KB: What has been the most meaningful interaction you’ve had with someone experiencing your art?

Kids always give the best reactions to my work, because it’s pure honesty. Adults hold back as they don’t want to offend, so often fill you with praise but Kids say it how it is – good or bad. I don’t want everyone to like or understand my work, that would be boring right!?

KB: How did you first become involved with the short film “The Colour of Sound”?

So Lateef who filmed/directed the film reached out to me as he had come across my work and wanted to create something which taps into the inner thoughts of the artist. We’re both London based so we met up a few times to chat through and film the project in my studio as well as rehearsal space with my band Fabricators. It kind of morphed into being about sound as well as painting as we are both musicians so this was an attractive route for us both.

KB: In the film, you discuss the impact of vulnerability on your art-making process. Can you elaborate on this and how it relates to the film’s title?

I guess it’s about the unseen things that go into the process of creating as a whole whether that’s art or music. For me it was just highlighting a conversation about being open within your work and what this does to a finished piece as ultimately it really affects it, whether you try to let it or not.

KB: How do you balance the highs and lows of being in a creative field?

With beer…. It’s definitely a lifestyle choice that I wouldn’t recommend signing up for without seriously thinking about it because as well as your bank balance waving up and down constantly, so do your anxieties about when the next project is coming up.

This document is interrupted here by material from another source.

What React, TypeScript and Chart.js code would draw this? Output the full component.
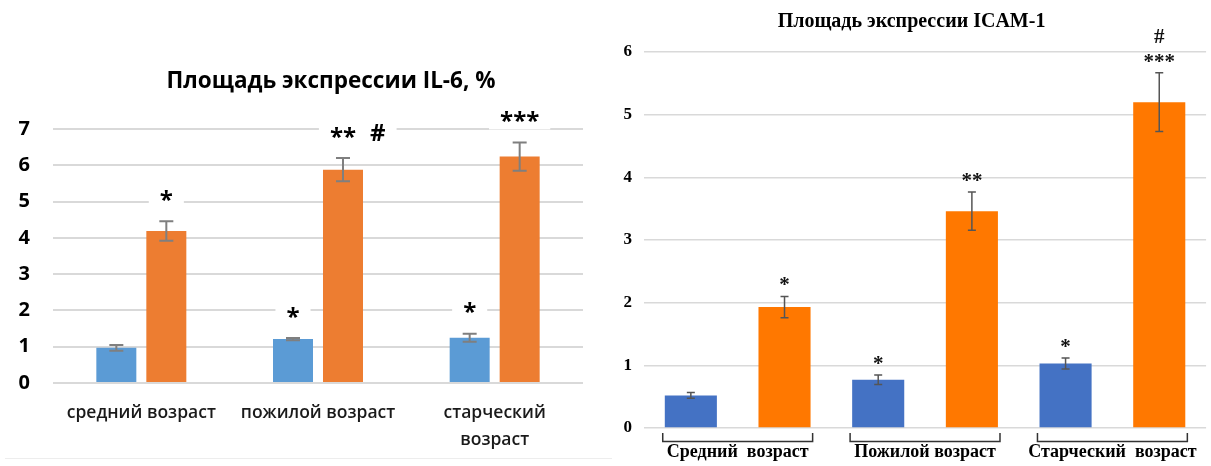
import React, { useEffect, useRef } from 'react';
import { Chart, registerables } from 'chart.js';

Chart.register(...registerables);

// ---- IL-6 panel data ----
const il6Categories: (string | string[])[] = ['средний возраст', 'пожилой возраст', ['старческий', 'возраст']];
const il6SeriesA = [0.97, 1.21, 1.25];
const il6ErrorsA = [0.08, 0.03, 0.11];
const il6SeriesB = [4.19, 5.88, 6.24];
const il6ErrorsB = [0.27, 0.32, 0.39];
const il6MarksA = ['', '*', '*'];
const il6MarksB = ['*', '** #', '***'];
const il6AxisMax = 7;

// ---- ICAM-1 panel data ----
const icamCategories = ['Средний  возраст', 'Пожилой возраст', 'Старческий  возраст'];
const icamSeriesA = [0.52, 0.77, 1.03];
const icamErrorsA = [0.045, 0.075, 0.088];
const icamSeriesB = [1.93, 3.46, 5.2];
const icamErrorsB = [0.17, 0.305, 0.47];
const icamMarksA = ['', '*', '*'];
const icamMarksB = ['*', '**', '#\n***'];
const icamAxisMax = 6;

// Error bars, significance marks, group brackets and the panel title.
const annotatePlugin = {
  id: 'annotate',
  afterDatasetsDraw(chart: any, _args: any, opts: any) {
    const ctx: CanvasRenderingContext2D = chart.ctx;
    const yScale = chart.scales.y;
    chart.data.datasets.forEach((ds: any, di: number) => {
      const meta = chart.getDatasetMeta(di);
      meta.data.forEach((bar: any, i: number) => {
        const v = ds.data[i];
        const e = ds.errors[i];
        const top = yScale.getPixelForValue(v + e);
        const bot = yScale.getPixelForValue(v - e);
        ctx.save();
        ctx.strokeStyle = opts.errColor;
        ctx.lineWidth = opts.errWidth;
        ctx.beginPath();
        ctx.moveTo(bar.x, top);
        ctx.lineTo(bar.x, bot);
        ctx.moveTo(bar.x - opts.cap, top);
        ctx.lineTo(bar.x + opts.cap, top);
        ctx.moveTo(bar.x - opts.cap, bot);
        ctx.lineTo(bar.x + opts.cap, bot);
        ctx.stroke();
        ctx.restore();

        const mark: string = ds.marks[i];
        if (!mark) return;
        const lines = mark.split('\n').reverse();
        ctx.save();
        ctx.font = opts.markFont;
        ctx.fillStyle = opts.markColor;
        ctx.textAlign = 'left';
        ctx.textBaseline = 'alphabetic';
        lines.forEach((line: string, li: number) => {
          const cy = top - opts.markOffset - li * opts.lineStep;
          const tokens = line.split(' ').filter(Boolean);
          const widths = tokens.map((t) => ctx.measureText(t).width);
          const total = widths.reduce((a, b) => a + b, 0) + opts.tokenGap * (tokens.length - 1);
          const startX = bar.x - widths[0] / 2;
          if (opts.markBox) {
            ctx.fillStyle = '#ffffff';
            ctx.fillRect(startX - opts.boxPadX, cy - opts.boxH / 2, total + 2 * opts.boxPadX, opts.boxH);
            ctx.fillStyle = opts.markColor;
          }
          let x = startX;
          tokens.forEach((t, ti) => {
            const m = ctx.measureText(t);
            const by = cy + (m.actualBoundingBoxAscent - m.actualBoundingBoxDescent) / 2;
            ctx.fillText(t, x, by);
            x += widths[ti] + opts.tokenGap;
          });
        });
        ctx.restore();
      });
    });
  },
  afterDraw(chart: any, _args: any, opts: any) {
    const ctx: CanvasRenderingContext2D = chart.ctx;
    const area = chart.chartArea;
    if (opts.bracket) {
      const xScale = chart.scales.x;
      const n = chart.data.labels.length;
      const half = ((xScale.right - xScale.left) / n) * 0.4;
      ctx.save();
      ctx.strokeStyle = opts.bracketColor;
      ctx.lineWidth = 1.5;
      for (let i = 0; i < n; i++) {
        const c = xScale.getPixelForValue(i);
        ctx.beginPath();
        ctx.moveTo(c - half, area.bottom + 5);
        ctx.lineTo(c - half, area.bottom + 13.5);
        ctx.lineTo(c + half, area.bottom + 13.5);
        ctx.lineTo(c + half, area.bottom + 5);
        ctx.stroke();
      }
      ctx.restore();
    }
    ctx.save();
    ctx.font = opts.titleFont;
    ctx.fillStyle = '#000000';
    ctx.textAlign = 'center';
    ctx.textBaseline = 'middle';
    ctx.fillText(opts.title, (area.left + area.right) / 2 + opts.titleDx, opts.titleY);
    ctx.restore();
  },
};

function makeConfig(p: {
  labels: any[];
  a: number[]; ea: number[]; ma: string[];
  b: number[]; eb: number[]; mb: string[];
  colorA: string; colorB: string;
  max: number;
  catPct: number; barPct: number;
  padding: any; yWidth: number; xHeight: number;
  tickFont: any; tickPad: number;
  labelFont: any; labelPad: number; labelColor: string;
  gridColor: string; gridWidth: number;
  annotate: any;
}): any {
  return {
    type: 'bar',
    data: {
      labels: p.labels,
      datasets: [
        { label: 'Серия 1', data: p.a, errors: p.ea, marks: p.ma, backgroundColor: p.colorA },
        { label: 'Серия 2', data: p.b, errors: p.eb, marks: p.mb, backgroundColor: p.colorB },
      ],
    },
    options: {
      responsive: false,
      animation: false,
      categoryPercentage: p.catPct,
      barPercentage: p.barPct,
      layout: { padding: p.padding },
      plugins: {
        legend: { display: false },
        tooltip: { enabled: false },
        title: { display: false },
        annotate: p.annotate,
      },
      scales: {
        x: {
          grid: { display: false, drawTicks: false },
          border: { display: false },
          ticks: { font: p.labelFont, color: p.labelColor, padding: p.labelPad, maxRotation: 0, autoSkip: false },
          afterFit: (s: any) => { s.height = p.xHeight; },
        },
        y: {
          min: 0,
          max: p.max,
          grid: { color: p.gridColor, lineWidth: p.gridWidth, drawTicks: false },
          border: { display: false },
          ticks: { stepSize: 1, font: p.tickFont, color: '#000000', padding: p.tickPad },
          afterFit: (s: any) => { s.width = p.yWidth; },
        },
      },
    },
    plugins: [annotatePlugin],
  };
}

function Panel(props: { width: number; left: number; config: any }) {
  const ref = useRef<HTMLCanvasElement | null>(null);
  useEffect(() => {
    if (!ref.current) return;
    const chart = new Chart(ref.current, props.config);
    return () => chart.destroy();
  }, []);
  return (
    <canvas
      ref={ref}
      width={props.width}
      height={466}
      style={{ position: 'absolute', left: props.left, top: 0, width: props.width, height: 466, display: 'block' }}
    />
  );
}

const il6Config = makeConfig({
  labels: il6Categories,
  a: il6SeriesA, ea: il6ErrorsA, ma: il6MarksA,
  b: il6SeriesB, eb: il6ErrorsB, mb: il6MarksB,
  colorA: '#5b9bd5', colorB: '#ed7d31',
  max: il6AxisMax,
  catPct: 0.566, barPct: 0.8,
  padding: { top: 129, right: 17, left: 0, bottom: 0 },
  yWidth: 53, xHeight: 83,
  tickFont: { family: 'Open Sans', size: 20, weight: 'bold' }, tickPad: 23,
  labelFont: { family: 'Open Sans', size: 17.5, weight: 600, lineHeight: '27px' }, labelPad: 17, labelColor: '#1a1a1a',
  gridColor: '#d9d9d9', gridWidth: 2,
  annotate: {
    errColor: '#7f7f7f', errWidth: 2, cap: 7,
    markFont: 'bold 24px "Open Sans"', markColor: '#000000',
    markOffset: 26, lineStep: 24, tokenGap: 14,
    markBox: true, boxPadX: 11, boxH: 26,
    bracket: false,
    title: 'Площадь экспрессии IL-6, %', titleFont: 'bold 22.5px "Open Sans"', titleDx: 13, titleY: 82,
  },
});

const icamConfig = makeConfig({
  labels: icamCategories,
  a: icamSeriesA, ea: icamErrorsA, ma: icamMarksA,
  b: icamSeriesB, eb: icamErrorsB, mb: icamMarksB,
  colorA: '#4472c4', colorB: '#ff7800',
  max: icamAxisMax,
  catPct: 1.0, barPct: 0.556,
  padding: { top: 52, right: 2, left: 0, bottom: 0 },
  yWidth: 44, xHeight: 38,
  tickFont: { family: 'Liberation Serif', size: 17, weight: 'bold' }, tickPad: 12,
  labelFont: { family: 'Liberation Serif', size: 18, weight: 'bold' }, labelPad: 14, labelColor: '#000000',
  gridColor: '#d9d9d9', gridWidth: 1.5,
  annotate: {
    errColor: '#555555', errWidth: 1.5, cap: 4,
    markFont: 'bold 21px "Liberation Serif"', markColor: '#111111',
    markOffset: 15, lineStep: 22, tokenGap: 6,
    markBox: false, boxPadX: 0, boxH: 0,
    bracket: true, bracketColor: '#333333',
    title: 'Площадь экспрессии ICAM-1', titleFont: 'bold 20px "Liberation Serif"', titleDx: -13.5, titleY: 22,
  },
});

export default function App() {
  return (
    <div style={{ position: 'absolute', left: 0, top: 0, width: 1211, height: 466, background: '#ffffff', overflow: 'hidden' }}>
      <Panel width={600} left={0} config={il6Config} />
      <Panel width={611} left={600} config={icamConfig} />
      <div style={{ position: 'absolute', left: 5, top: 458, width: 607, height: 1, background: '#ededed' }} />
    </div>
  );
}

Having said this, when good things are happening there isn’t a more rewarding feeling knowing that you’ve created this all from a blank canvas – it’s a real pat on the back to know that people want to have a piece of that.

KB: What are your upcoming projects or exhibitions that you’re excited about?

I have a few collaborations with brands coming out soon, as well as an exhibition in Spain. I have also been working with Soho House running art workshops, which I will be rolling out to work with new partners towards the end of the year.